Мопассан – Л. Толстой – Чехов:
три решения одной темы
Проникнуть в творческую историю большинства произведений Чехова – задача чрезвычайно трудная. Рукописей, как правило, не сохранилось. С адресатами своих писем Чехов год от года скупее делился замыслами или разъяснениями. И тут на помощь может прийти изучение связей с предшествующей и современной ему литературой.

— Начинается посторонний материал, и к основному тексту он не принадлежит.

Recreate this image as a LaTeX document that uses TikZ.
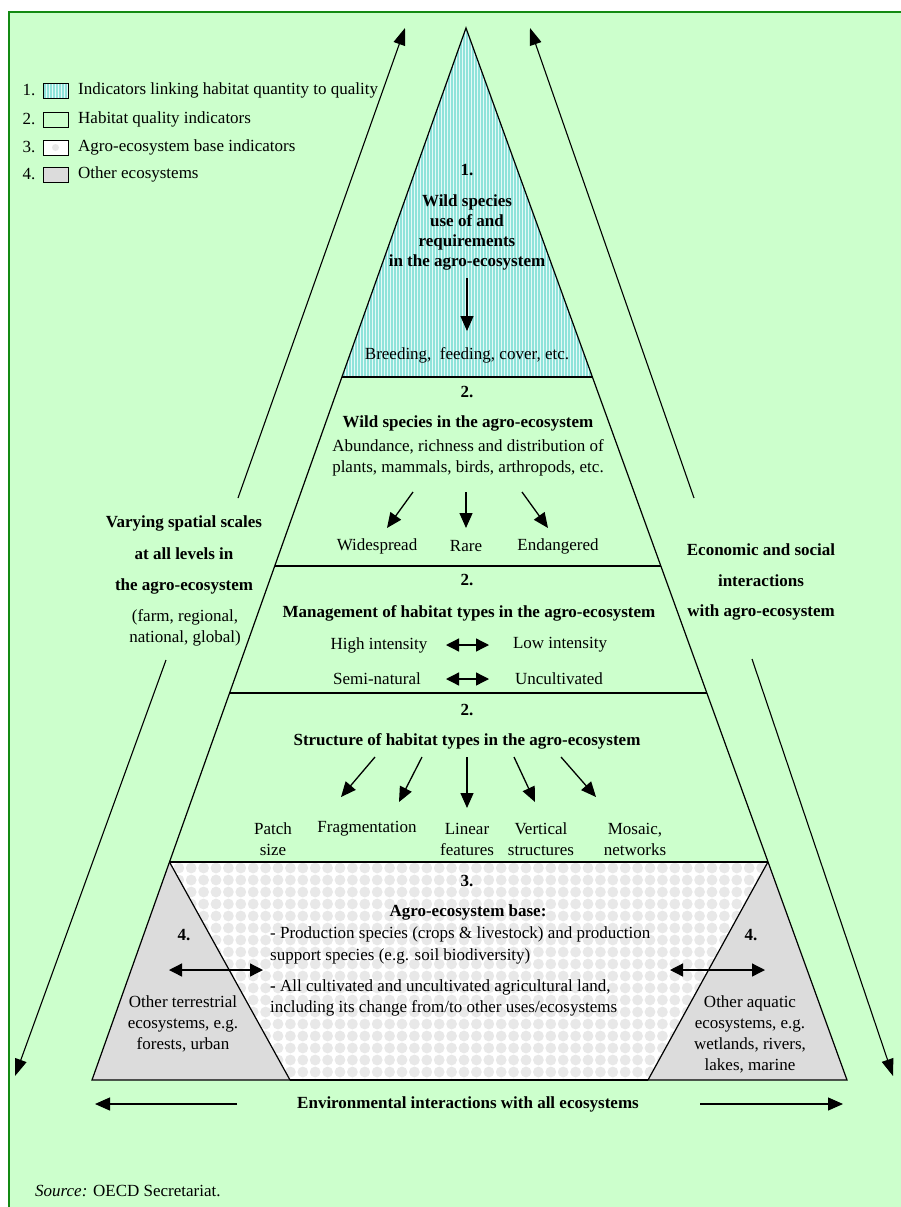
\documentclass[tikz,border=0pt]{standalone}
\usepackage{fontspec}
\setmainfont{Liberation Serif}
\usetikzlibrary{arrows.meta}
\definecolor{bg}{HTML}{CCFFCC}
\definecolor{framec}{HTML}{138A13}
\definecolor{stripec}{HTML}{8FE3DA}
\definecolor{stripebase}{HTML}{E4FAF7}
\definecolor{greyfill}{HTML}{DCDCDC}
\definecolor{dotc}{HTML}{E8E8E8}
\tikzset{
  txt/.style={font=\fontsize{17}{21}\selectfont, inner sep=0pt, align=center},
  bf/.style={txt, font=\fontsize{17}{21}\selectfont\bfseries},
  edge/.style={line width=1.2pt, black},
  arr/.style={line width=1.3pt, -{Triangle[length=15pt,width=13pt]}},
  darr/.style={line width=1.3pt, {Triangle[length=13pt,width=13pt]}-{Triangle[length=13pt,width=13pt]}},
  bigarr/.style={line width=1.1pt, -{Triangle[length=17pt,width=12pt]}},
  legbox/.style={draw=black, line width=0.8pt}
}
\begin{document}
\begin{tikzpicture}[x=1pt,y=-1pt]
\useasboundingbox (0,0) rectangle (901,1207);
\fill[white] (0,0) rectangle (901,1207);
\fill[bg] (9,12) rectangle (901,1207);
\draw[framec, line width=2pt] (9,1207) -- (9,12) -- (901,12);

% pyramid coordinates
\coordinate (A) at (466,28);
\coordinate (BL) at (92,1080);
\coordinate (BR) at (847,1080);
\coordinate (L1) at (341.9,377);  \coordinate (R1) at (592.3,377);
\coordinate (L2) at (274.7,566);  \coordinate (R2) at (660.8,566);
\coordinate (L3) at (229.6,693);  \coordinate (R3) at (706.7,693);
\coordinate (L4) at (169.5,862);  \coordinate (R4) at (767.9,862);
\coordinate (GL) at (290,1080);
\coordinate (GR) at (648,1080);

% triangle 1 stripes
\begin{scope}
\clip (A) -- (L1) -- (R1) -- cycle;
\fill[stripebase] (340,28) rectangle (595,377);
\foreach \x in {340,343,...,595} \fill[stripec] (\x,28) rectangle (\x+1.6,377);
\end{scope}

% base dotted pattern
\begin{scope}
\clip (L4) -- (R4) -- (BR) -- (BL) -- cycle;
\fill[white] (90,860) rectangle (850,1082);
\foreach \i in {0,...,61} {
  \foreach \j in {0,...,18} {
    \fill[dotc] (92+\i*12.4, 868+\j*12) circle (5.4);
  }
}
\end{scope}

% grey triangles
\fill[greyfill] (L4) -- (BL) -- (GL) -- cycle;
\fill[greyfill] (R4) -- (BR) -- (GR) -- cycle;
\draw[edge] (L4) -- (GL);
\draw[edge] (R4) -- (GR);

% pyramid outline and levels
\draw[edge] (A) -- (BL) -- (BR) -- cycle;
\draw[edge] (L1) -- (R1);
\draw[edge] (L2) -- (R2);
\draw[edge] (L3) -- (R3);
\draw[edge] (L4) -- (R4);
\draw[line width=2.4pt] (GL) -- (GR);

% legend
\node[txt] (n1) at (29,90) {1.};
\node[txt] (n2) at (29,119) {2.};
\node[txt] (n3) at (29,147) {3.};
\node[txt] (n4) at (29,174) {4.};
\begin{scope}
\clip (43,83) rectangle (68,98);
\fill[stripebase] (43,83) rectangle (68,98);
\foreach \x in {44,47,...,68} \fill[stripec] (\x,83) rectangle (\x+1.6,98);
\end{scope}
\draw[legbox] (43,83) rectangle (68,98);
\draw[legbox, fill=bg] (43,112) rectangle (68,127);
\draw[legbox, fill=white] (43,140) rectangle (68,155);
\fill[dotc] (55.5,147.5) circle (3.5);
\draw[legbox, fill=greyfill] (43,167) rectangle (68,182);
\node[txt, anchor=west] (l1) at (78,90) {Indicators linking habitat quantity to quality};
\node[txt, anchor=west] (l2) at (78,119) {Habitat quality indicators};
\node[txt, anchor=west] (l3) at (78,147) {Agro-ecosystem base indicators};
\node[txt, anchor=west] (l4) at (78,174) {Other ecosystems};

% big side arrows
\coordinate (ulS) at (238,498); \coordinate (ulT) at (405,28);
\coordinate (llS) at (166,660); \coordinate (llT) at (15,1076);
\coordinate (urS) at (694,498); \coordinate (urT) at (530,28);
\coordinate (lrS) at (752,659); \coordinate (lrT) at (893,1076);
\draw[bigarr] (ulS) -- (ulT);
\draw[bigarr] (llS) -- (llT);
\draw[bigarr] (urS) -- (urT);
\draw[bigarr] (lrS) -- (lrT);

% side labels
\node[bf] (vs1) at (184,523) {Varying spatial scales};
\node[bf] (vs2) at (184,554) {at all levels in};
\node[bf] (vs3) at (184,586) {the agro-ecosystem};
\node[txt] (vs4) at (185,617) {(farm, regional,};
\node[txt] (vs5) at (185,638) {national, global)};
\node[bf] (es1) at (761,550) {Economic and social};
\node[bf] (es2) at (761,581) {interactions};
\node[bf] (es3) at (761,612) {with agro-ecosystem};

% section 1
\node[bf] (s1n) at (467,170) {1.};
\node[bf] (s1t) at (467,232) {Wild species\\[-1pt]use of and\\[-1pt]requirements\\[-1pt]in the agro-ecosystem};
\coordinate (s1a) at (467,278); \coordinate (s1b) at (467,331);
\draw[arr] (s1a) -- (s1b);
\node[txt] (s1c) at (467,355) {Breeding,\ \ feeding, cover, etc.};

% section 2a
\node[bf] (s2n) at (467,392) {2.};
\node[bf] (s2t) at (468,423) {Wild species in the agro-ecosystem};
\node[txt] (s2d) at (468,458) {Abundance, richness and distribution of\\plants, mammals, birds, arthropods, etc.};
\node[txt] (wide) at (377,546) {Widespread};
\node[txt] (rare) at (466,546) {Rare};
\node[txt] (endg) at (558,546) {Endangered};
\coordinate (a2s1) at (413,492); \coordinate (a2e1) at (387,528);
\coordinate (a2s2) at (466,492); \coordinate (a2e2) at (466,528);
\coordinate (a2s3) at (522,492); \coordinate (a2e3) at (548,528);
\draw[arr] (a2s1) -- (a2e1);
\draw[arr] (a2s2) -- (a2e2);
\draw[arr] (a2s3) -- (a2e3);

% section 2b
\node[bf] (s3n) at (467,580) {2.};
\node[bf] (s3t) at (469,613) {Management of habitat types in the agro-ecosystem};
\node[txt] (hi) at (379,645) {High intensity};
\node[txt] (lo) at (560,645) {Low intensity};
\node[txt] (sn) at (377,679) {Semi-natural};
\node[txt] (un) at (559,679) {Uncultivated};
\coordinate (d1a) at (446,645); \coordinate (d1b) at (489,645);
\coordinate (d2a) at (446,679); \coordinate (d2b) at (489,679);
\draw[darr] (d1a) -- (d1b);
\draw[darr] (d2a) -- (d2b);

% section 2c
\node[bf] (s4n) at (467,710) {2.};
\node[bf] (s4t) at (467,741) {Structure of habitat types in the agro-ecosystem};
\node[txt] (patch) at (273,839) {Patch\\size};
\node[txt] (frag) at (367,829) {Fragmentation};
\node[txt] (lin) at (467,839) {Linear\\features};
\node[txt] (vert) at (541,839) {Vertical\\structures};
\node[txt] (mos) at (635,839) {Mosaic,\\networks};
\coordinate (a4s1) at (375,757); \coordinate (a4e1) at (341,797);
\coordinate (a4s2) at (422,757); \coordinate (a4e2) at (399,802);
\coordinate (a4s3) at (467,757); \coordinate (a4e3) at (467,808);
\coordinate (a4s4) at (514,757); \coordinate (a4e4) at (535,802);
\coordinate (a4s5) at (561,757); \coordinate (a4e5) at (596,797);
\foreach \k in {1,...,5} \draw[arr] (a4s\k) -- (a4e\k);

% section 3
\node[bf] (s5n) at (467,881) {3.};
\node[bf] (s5t) at (468,912) {Agro-ecosystem base:};
\node[txt, anchor=west] (b1) at (270,934) {- Production species (crops \& livestock) and production};
\node[txt, anchor=west] (b2) at (270,956) {support species (e.g. soil biodiversity)};
\node[txt, anchor=west] (b3) at (270,987) {\textbf{-} All cultivated and uncultivated agricultural land,};
\node[txt, anchor=west] (b4) at (270,1008) {including its change from/to other uses/ecosystems};

% other ecosystems
\node[bf] (g1n) at (184,935) {4.};
\coordinate (g1a) at (169,970); \coordinate (g1b) at (263,970);
\draw[darr] (g1a) -- (g1b);
\node[txt] (g1t) at (183,1023.5) {Other terrestrial\\ecosystems, e.g.\\forests, urban};
\node[bf] (g2n) at (751,935) {4.};
\coordinate (g2a) at (670,970); \coordinate (g2b) at (765,970);
\draw[darr] (g2a) -- (g2b);
\node[txt] (g2t) at (750,1034) {Other aquatic\\ecosystems, e.g.\\wetlands, rivers,\\lakes, marine};

% bottom
\node[bf] (env) at (468,1104) {Environmental interactions with all ecosystems};
\coordinate (e1s) at (237,1104); \coordinate (e1t) at (95,1104);
\coordinate (e2s) at (700,1104); \coordinate (e2t) at (843,1104);
\draw[arr] (e1s) -- (e1t);
\draw[arr] (e2s) -- (e2t);

\node[txt, anchor=west] (src) at (35,1191) {\textit{Source:} OECD Secretariat.};
\end{tikzpicture}
\end{document}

Связи эти Чехов почти нигде не декларирует. Внятные для современников, сейчас они упрятаны в глубине текста, в его сюжете и композиции. При должном внимании к изучению таких связей (существующих не только в прямых откликах и критических оценках, но и в самом творчестве, в перекличке и соревновании) они могут оказаться опосредованными, достаточно разветвленными. Ведя к истокам произведения, обнаруживая сходство, они в конечном счете помогают понять непохожесть, самобытность писателя.
Эта глава посвящена перекличке между тремя произведениями: книгой Мопассана «На воде» и рассказами Л. Толстого («Дорого стоит») и Чехова («Рассказ старшего садовника»). Перед нами – различные типы связей. Если известно, что рассказ Толстого является свободным переложением одного из эпизодов книги Мопассана (и имеет подзаголовок «Быль. Рассказ по Мопассану»), то рассказ Чехова никогда с этими произведениями не соотносился. Но, взяв тему, уже разработанную по-разному его предшественниками и впервые изложенную французским писателем, Чехов предложил свое особое решение ее. Произошел, таким образом, не просто очередной контакт русской литературы с французской, но на общем материале наглядно проявились три различных типа художественного мышления. Самое интересное, хотя и наиболее трудное, – понять, как отклик на явление иной культуры находит претворение в художественной ткани произведения.